6Passant en Asie mineure, on a dressé un panorama de la documentation disponible sur les sympolities, qui conduit de la Troade à la Lycie, et de l’époque classique à l’époque impériale. On a souligné les interventions des rois dès la fin de l’époque classique en Troade et en Ionie (Téos-Lébédos, Éphèse), l’intérêt de la documentation numismatique qui présente deux ethniques associés l’un à l’autre (e. g. Plarasa et Aphrodisias), souligné la spécificité des sympolities lyciennes connues par l’épigraphie d’époque impériale, et mis en évidence l’intérêt du cas des deux Colophon d’une part, des nombreuses sympolities attestées pour la Carie d’autre part. On a étudié l’inscription relative à l’union entre Latmos et Pidasa, W. Blümel, Epigr. Anat. 29 (1997), 135-142, dans la zone frontière entre la Carie et l’Ionie, après avoir rappelé ce que l’on sait de l’histoire de ces deux cités avant la fin du ive s. av. J.-C. On a commenté l’importance dans le texte de l’homonoia, la création de la tribu Asandris, les rapports financiers entre les deux communautés, le culte de la Tauropole. Pour caractériser ce texte par rapport aux autres conventions d’unions entre cités, on a souligné la réalité du déménagement des Pidaséens à Latmos et la construction de maisons sur la terre publique de Latmos, l’union des corps civiques prévue par les mariages, l’absence d’affichage de l’inscription à Pidasa, la fusion complète des deux communautés par disparition de celle de Pidasa. C’est donc non une simple sympolitie, qualification proposée par A. Bencivenni, mais un véritable synœcisme, comme l’a défini M. Wörrle, que prévoyait le décret de Latmos, à l’instigation d’Asandros de Carie. On a situé le texte dans la documentation déjà disponible sur la carrière de ce dynaste entre 323 et 313, et on s’est interrogé sur la durée de l’union entre les deux communautés, qui a dû être assez courte.
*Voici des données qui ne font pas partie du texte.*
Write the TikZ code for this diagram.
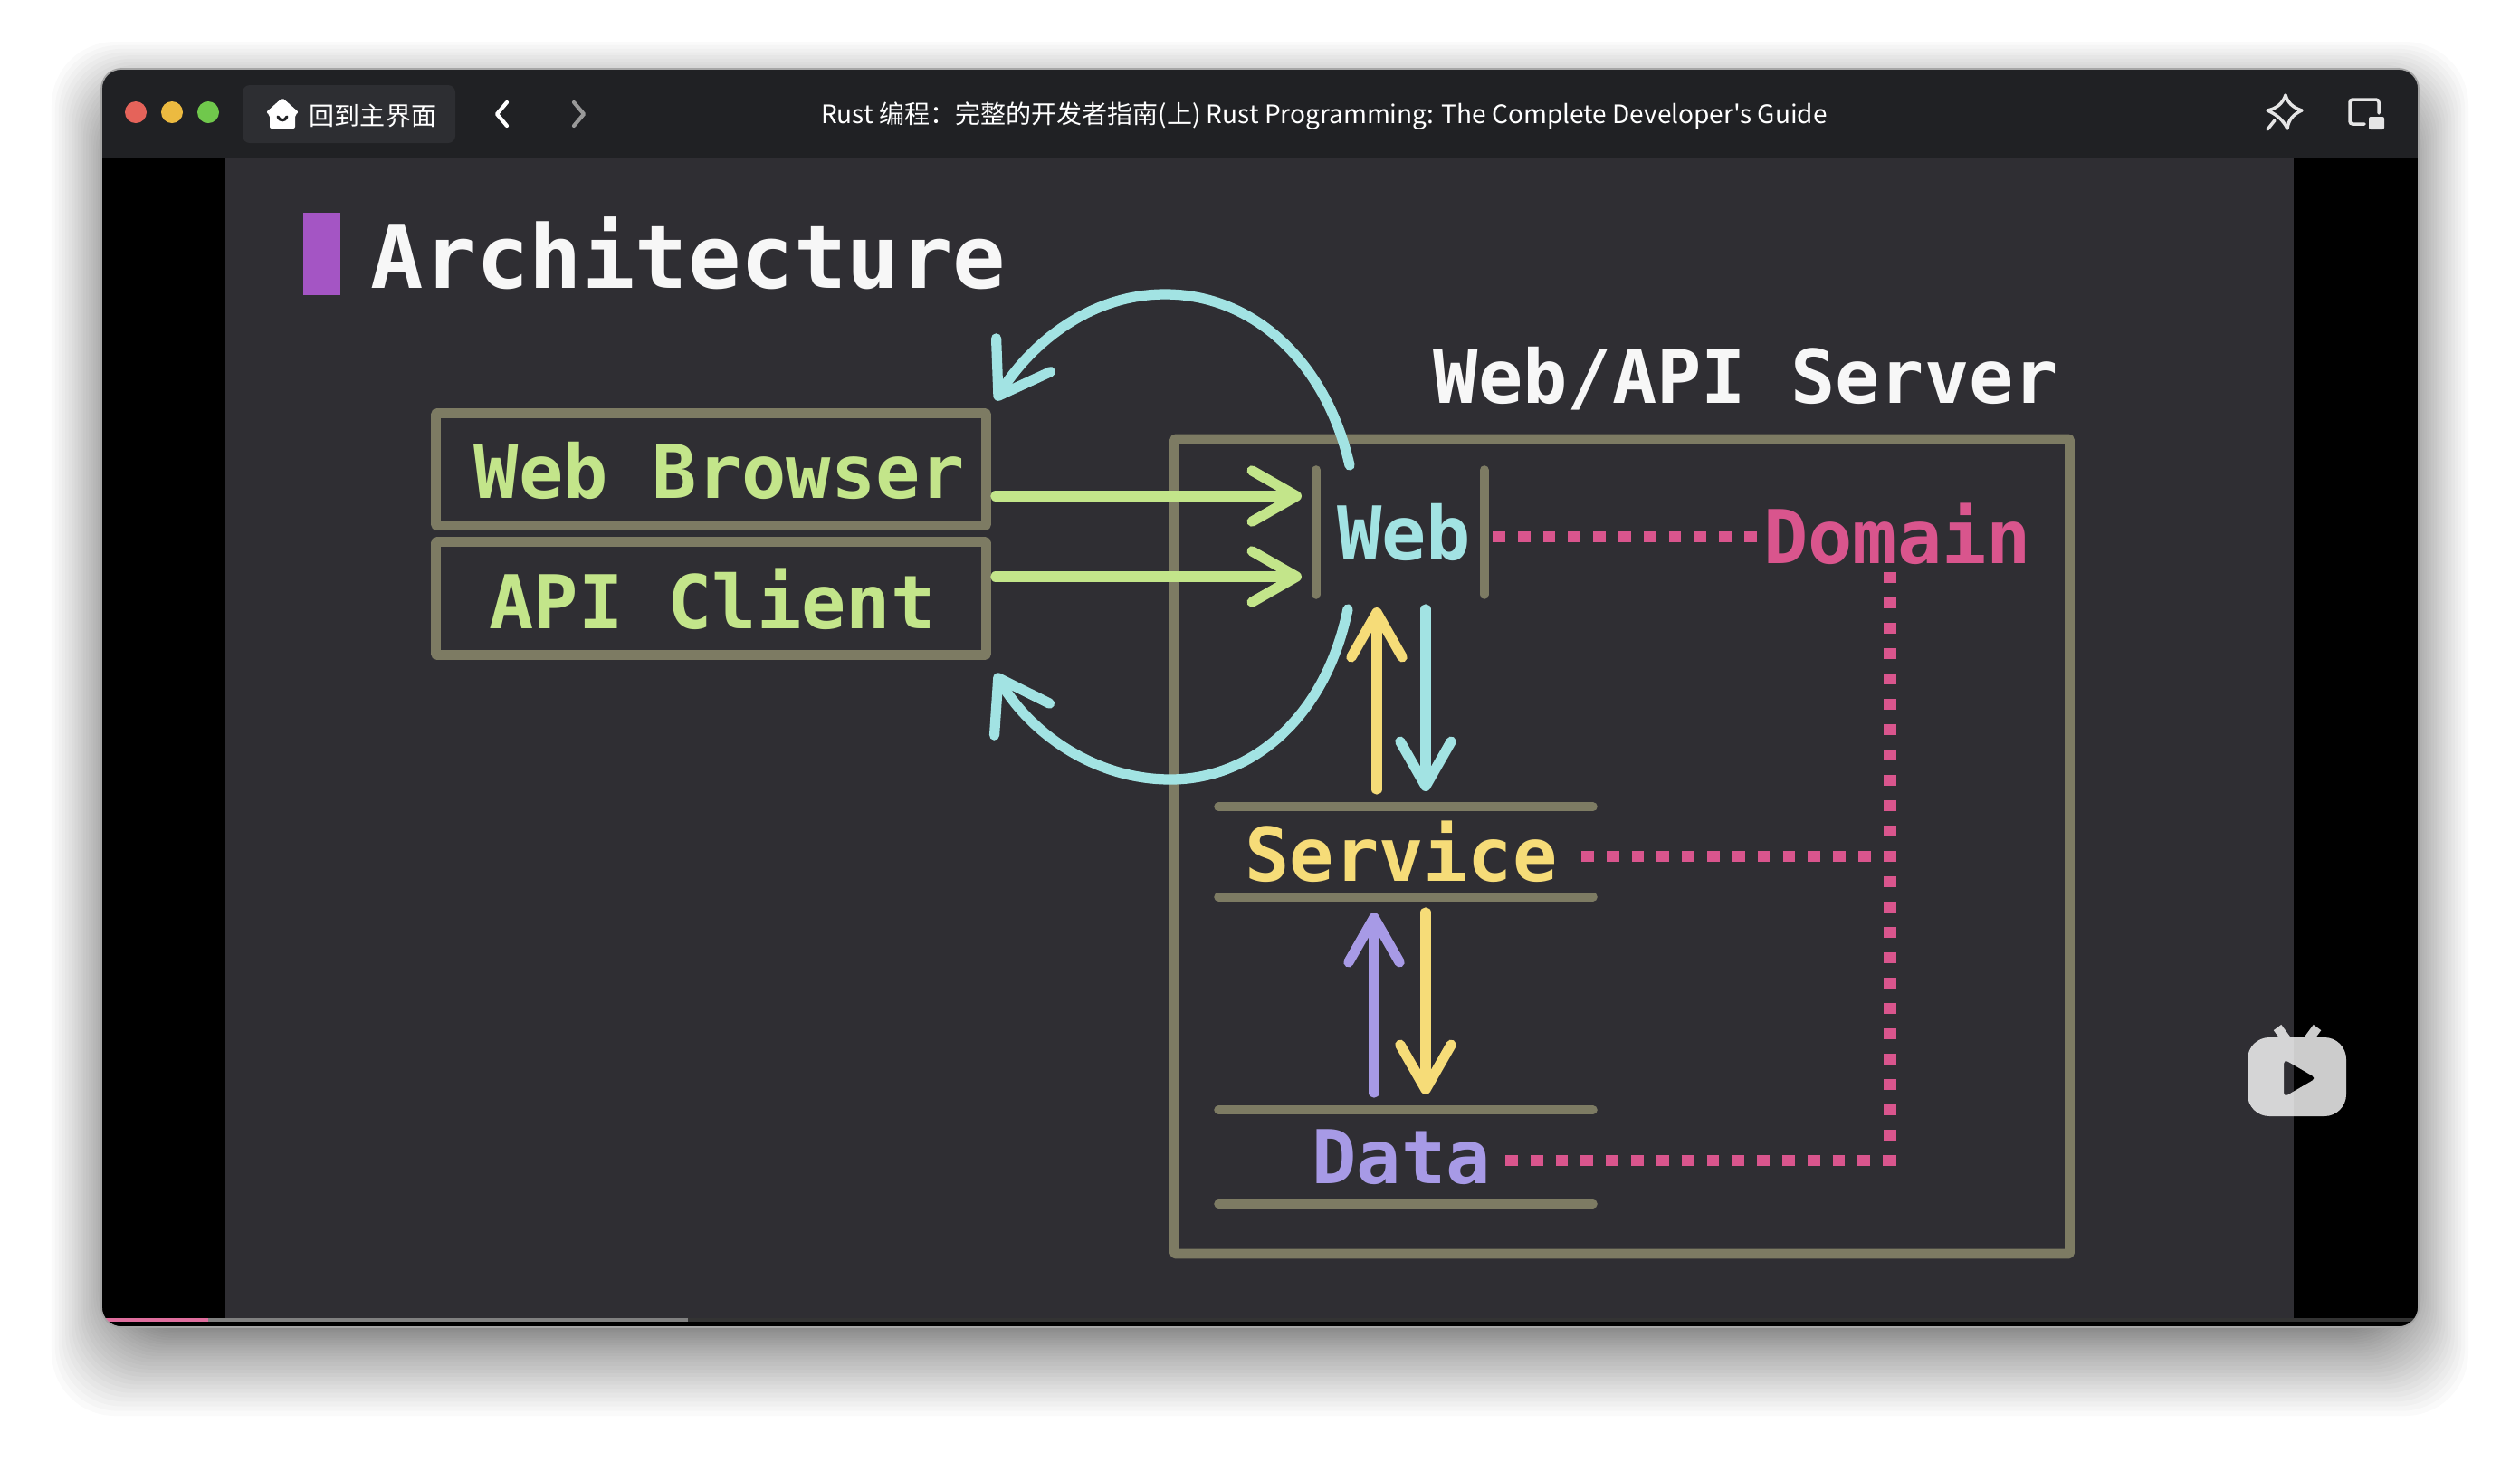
\documentclass[tikz,border=0pt]{standalone}
\usepackage{xcolor}
\usepackage{fontspec}
\setmonofont{DejaVu Sans Mono}
\newfontfamily\cjk{Noto Sans CJK SC}
\usetikzlibrary{arrows.meta}
\definecolor{barbg}{HTML}{202124}
\definecolor{tabbg}{HTML}{2D2E32}
\definecolor{slidebg}{HTML}{2F2E33}
\definecolor{boxc}{HTML}{7D7B63}
\definecolor{greenc}{HTML}{C3E58A}
\definecolor{cyanc}{HTML}{A2E3E3}
\definecolor{yellowc}{HTML}{F6DC78}
\definecolor{purplec}{HTML}{A79AE6}
\definecolor{pinkc}{HTML}{D9558D}
\definecolor{accentc}{HTML}{A455C4}
\definecolor{shadowc}{HTML}{1C1B1F}
\definecolor{redlight}{HTML}{E5635A}
\definecolor{amberlight}{HTML}{ECBA40}
\definecolor{greenlight}{HTML}{70C84C}
\begin{document}
\begin{tikzpicture}[x=0.01cm, y=-0.01cm, line cap=round,
  label/.style={font=\ttfamily\bfseries\fontsize{23.3}{28}\selectfont, inner sep=0pt},
  box/.style={draw=boxc, line width=3.1pt, rounded corners=0.02cm, minimum width=0.01cm*608, minimum height=0.01cm*124},
  rule/.style={draw=boxc, line width=2.9pt},
  arr/.style={line width=3.2pt, preaction={draw=shadowc, transform canvas={shift={(0.9pt,-0.9pt)}}}, -{Straight Barb[length=14pt, width=16pt, line width=3.2pt, round]}},
  arc/.style={arr, -{Straight Barb[length=15pt, width=20pt, line width=3.2pt, round]}},
  hlink/.style={draw=pinkc, line width=3.4pt, line cap=butt, dash pattern=on 3.9pt off 4.01pt},
  vlink/.style={draw=pinkc, line width=3.95pt, line cap=butt, dash pattern=on 3.41pt off 4.55pt},
  ui/.style={text=white, inner sep=0pt, font=\cjk\fontsize{7.97}{10}\selectfont}]
\useasboundingbox (0,0) rectangle (2784,1614);
\fill[white] (0,0) rectangle (2784,1614);
% window shadow
\foreach \i [evaluate=\i as \d using 0.05*\i*\i] in {1,...,40}
  \fill[black, opacity=0.018, rounded corners=0.7cm] (137-\d,126-\d) rectangle (2647+\d,1456+1.35*\d);
\begin{scope}
\clip[rounded corners=0.22cm] (112,76) rectangle (2672,1466);
\fill[black] (112,76) rectangle (2672,1466);
\fill[barbg] (112,76) rectangle (2672,174);
\fill[slidebg] (249,174) rectangle (2534,1456);
\fill[gray!40!black] (760,1456) rectangle (2672,1460);
\fill[pinkc!85!white] (112,1456) rectangle (230,1460);
\fill[gray] (230,1456) rectangle (760,1460);
\end{scope}
\draw[gray!70, line width=0.5pt, rounded corners=0.22cm] (112,76) rectangle (2672,1466);
% title bar
\fill[redlight] (150,124) circle (12);
\fill[amberlight] (190,124) circle (12);
\fill[greenlight] (230,124) circle (12);
\fill[tabbg, rounded corners=0.08cm] (268,94) rectangle (503,158);
\fill[white, rounded corners=0.02cm] (312,108) -- (330,124) -- (326,127) -- (326,142) -- (298,142) -- (298,127) -- (294,124) -- cycle;
\draw[barbg, line width=0.9pt] (307,129) .. controls (309,134) and (315,134) .. (317,129);
\node[ui] (home) at (412,128) {回到主界面};
\draw[white, line width=1.2pt, line join=round] (560,113) -- (549,126) -- (560,139);
\draw[gray!80, line width=1.2pt, line join=round] (634,113) -- (645,126) -- (634,139);
\node[ui] (title) at (1463,128) {Rust 编程：完整的开发者指南(上) Rust Programming: The Complete Developer's Guide};
\draw[white!90!black, line width=1pt, line join=round] (2525,105) .. controls (2527,113) and (2533,119) .. (2543,122) .. controls (2534,126) and (2528,132) .. (2527,142) .. controls (2522,132) and (2514,126) .. (2505,122) .. controls (2515,120) and (2522,114) .. cycle;
\draw[white!90!black, line width=1pt] (2513,133) -- (2505,143);
\draw[white!90!black, line width=1pt, rounded corners=0.03cm] (2628,125) -- (2628,110) -- (2596,110) -- (2596,137) -- (2612,137);
\fill[white!90!black, rounded corners=0.02cm] (2617,129) rectangle (2634,143);
% slide heading
\fill[accentc] (335,235) rectangle (376,326);
\node[label, anchor=base west, text=white!97!black, font=\ttfamily\bfseries\fontsize{27.6}{32}\selectfont] (heading) at (409,318) {Architecture};
% clients
\node[box] (browser) at (785.5,518.5) {};
\node[label, text=greenc] (browsertext) at (795,520) {Web Browser};
\node[box, minimum height=0.01cm*125] (client) at (785.5,661) {};
\node[label, text=greenc] (clienttext) at (787,662) {API Client};
% server
\node[box, minimum width=0.01cm*989, minimum height=0.01cm*900] (server) at (1792,935) {};
\node[label, text=white!97!black] (servertitle) at (1929,418) {Web/API Server};
% layers
\node[label, text=cyanc, minimum width=0.01cm*184, minimum height=0.01cm*136] (web) at (1547,588) {\hspace*{0.08cm}Web};
\draw[rule] (web.north west) -- (web.south west);
\draw[rule] (web.north east) -- (web.south east);
\node[label, text=yellowc, minimum width=0.01cm*412, minimum height=0.01cm*98] (service) at (1553,941) {Service\hspace*{0.1cm}};
\draw[rule] (service.north west) -- (service.north east);
\draw[rule] (service.south west) -- (service.south east);
\node[label, text=purplec, minimum width=0.01cm*412, minimum height=0.01cm*102] (data) at (1553,1278) {Data\hspace*{0.1cm}};
\draw[rule] (data.north west) -- (data.north east);
\draw[rule] (data.south west) -- (data.south east);
\node[label, text=pinkc] (domain) at (2096,590) {Domain};
% requests and responses
\coordinate (webA) at (1438,548);
\coordinate (webB) at (1438,637);
\draw[arr, greenc, shorten <=1.4pt] (browser.east |- webA) -- (webA);
\draw[arr, greenc, shorten <=1.4pt] (client.east |- webB) -- (webB);
\coordinate (topstart) at (1491,514);
\coordinate (toppeak) at (1287,325);
\coordinate (topend) at (1100,442);
\coordinate (botstart) at (1489,673);
\coordinate (botpeak) at (1293,861);
\coordinate (botend) at (1100,744);
\draw[arc, cyanc] (topstart) .. controls (1465,400) and (1385,325) .. (toppeak) .. controls (1200,325) and (1135,385) .. (topend);
\draw[arc, cyanc] (botstart) .. controls (1465,790) and (1385,861) .. (botpeak) .. controls (1205,861) and (1135,805) .. (botend);
\coordinate (upA) at (1521,671);
\coordinate (downA) at (1575,874);
\coordinate (upB) at (1518,1008);
\coordinate (downB) at (1575,1209);
\draw[arr, yellowc] (1521,872) -- (upA);
\draw[arr, cyanc] (1575,673) -- (downA);
\draw[arr, purplec] (1518,1207) -- (upB);
\draw[arr, yellowc] (1575,1008) -- (downB);
% domain links
\coordinate (turnS) at (2095,946);
\coordinate (turnD) at (2095,1282);
\draw[hlink] (1649,593) -- (domain.west |- 0,593);
\draw[vlink] (2088,632) -- (2088,1288);
\draw[hlink] (1747,946) -- (turnS);
\draw[hlink] (1663,1282) -- (turnD);
% player badge
\begin{scope}[transparency group, opacity=0.8]
\fill[white, even odd rule, rounded corners=0.24cm] (2483,1146) rectangle (2592,1233) [rounded corners=0.05cm] (2523,1170) -- (2523,1212) -- (2559,1191) -- cycle;
\draw[white, line width=3pt] (2516,1135) -- (2527,1150);
\draw[white, line width=3pt] (2560,1135) -- (2549,1150);
\end{scope}
\end{tikzpicture}
\end{document}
7Le traité de sympolitie entre Milet et Pidasa, Milet I 3. Das Delphinion (1914), no 149, a permis de continuer l’histoire territoriale de la région du Grion et du Latmos. On a commenté le texte, le plus détaillé et le mieux conservé parmi les conventions de sympolitie, en examinant sa datation, en 187 ou 186 av. J.-C., en relation avec l’histoire d’Héraclée du Latmos, les institutions et le calendrier politiques de Milet, la défense de Pidasa (sens de l’expression « kata chôran » l. 17), les mesures permettant l’intégration fiscale progressive des Pidaséens. Si les Pidaséens ont sans doute en partie émigré à Milet déjà au moment de la conclusion de la convention, il n’est pas prévu qu’ils y émigrent tous ; il est certain que le territoire rural de Pidasa, de fait assez éloigné de la ville de Milet, continuera à être exploité par les Pidaséens. Les clauses fiscales permettent de restituer leur économie, dans un cadre géographique qu’éclairent la localisation de la ville et les témoignages des voyageurs anciens. Les Pidaséens reçoivent certes la citoyenneté milésienne, mais ne paraissent pas devoir être répartis dans les subdivisions civiques de Milet. Défendus par les Milésiens en cas de conflit avec une tierce cité, ils perdent d’un point de vue international la personnalité juridique d’une cité indépendante ; mais ils semblent devoir conserver un statut institutionnel propre dans la cité de Milet, comme aussi leurs cultes poliades et leurs domaines sacrés et publics ; on ne mentionne pourtant pas de magistrats qui leur soient propres. On a donc souligné les différences entre le synœcisme entre Latmos et Pidasa, avorté, et la sympolitie entre Milet et Pidasa, qui à terme se solda de fait par la disparition de cette dernière.